I hope I’m not turning into my father, who was so fixated on death that for decades he kept running tallies of how many friends and acquaintances he had lost in all the groups that mattered to him, including WWII vets, high school alumni, and fellow retirees of his aerospace corporation. Although I wouldn’t resist developing some of his late-in-life eccentricities. After years as a rigidly rational engineer, he became convinced that UFOs are among us and, given a few more healthy years, he might have become a UFO chaser.

Also, Rock On!

For my birthday, a friend gave me a book about the Replacements (my all-time favorite band). With the book came a card that read

Happy birthday.  Also, rock on!

Now, this has a certain poignancy, because she and I are both getting pretty frigging old by this point. But I mention it here simply because I so love the way she put it.  Also, rock on!
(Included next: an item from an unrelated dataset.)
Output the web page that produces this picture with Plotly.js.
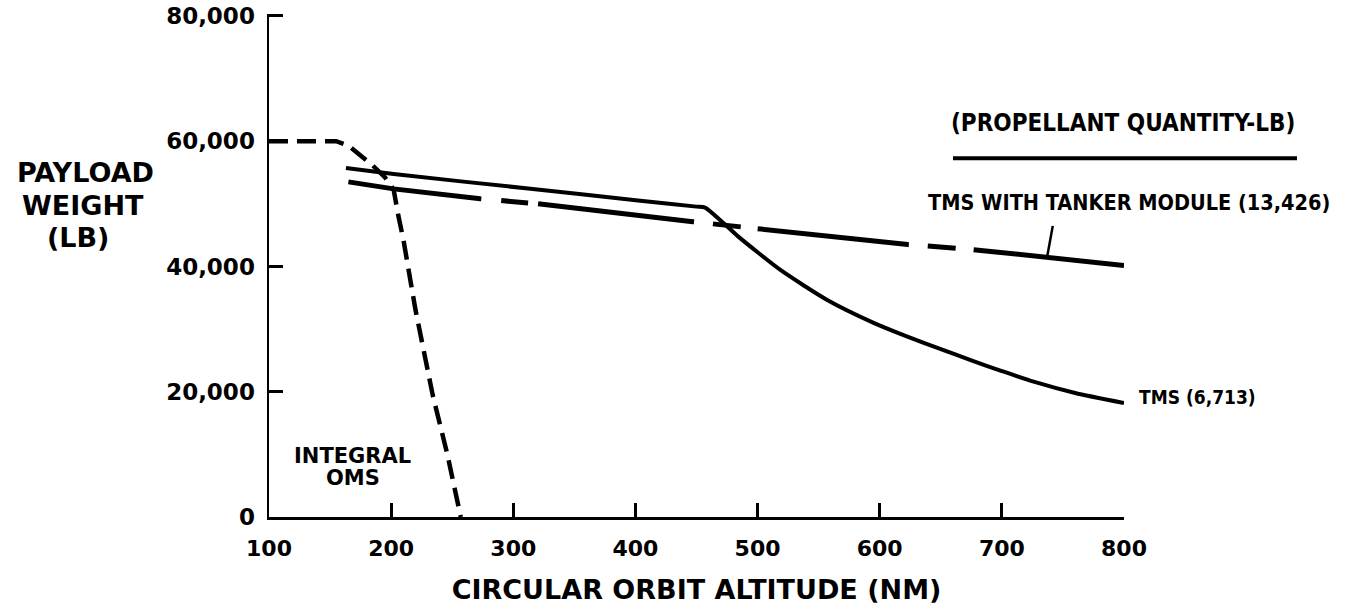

P.S. The book is The Replacements, All over But the shouting: an oral history by Jim Walsh.

Plot: My Gratitude at Being Surprised

When it comes to a plot, like anybody I want a story that hangs together — and for me it is so satisfying to get to the end of the book and find that all of the subplots were intrinsic and pivotal to the main plotline.  However, when it comes to a plot, what I most cherish is surprise. This is a consequence of my many years working as a motion picture story analyst. At the rate of 5 novels or 10 screenplays per week, I read and critiqued materials submitted to movie studios. After several years of this, you’ve seen it all, plot-wise. That was a long time ago, but unfortunately I still anticipate most plot twists. Sometimes I like an otherwise mediocre movie just because it has some story element that I didn’t see coming. I am less charitable with mediocre novels; I suppose that is because my emotional investment in a novel can be so much greater.

One of the (many) things that hooked me on the Potter books was how many surprises J.K. Rowling conjured. I think I was in book 5 before I anticipated a single surprise. Ahhhhhhh.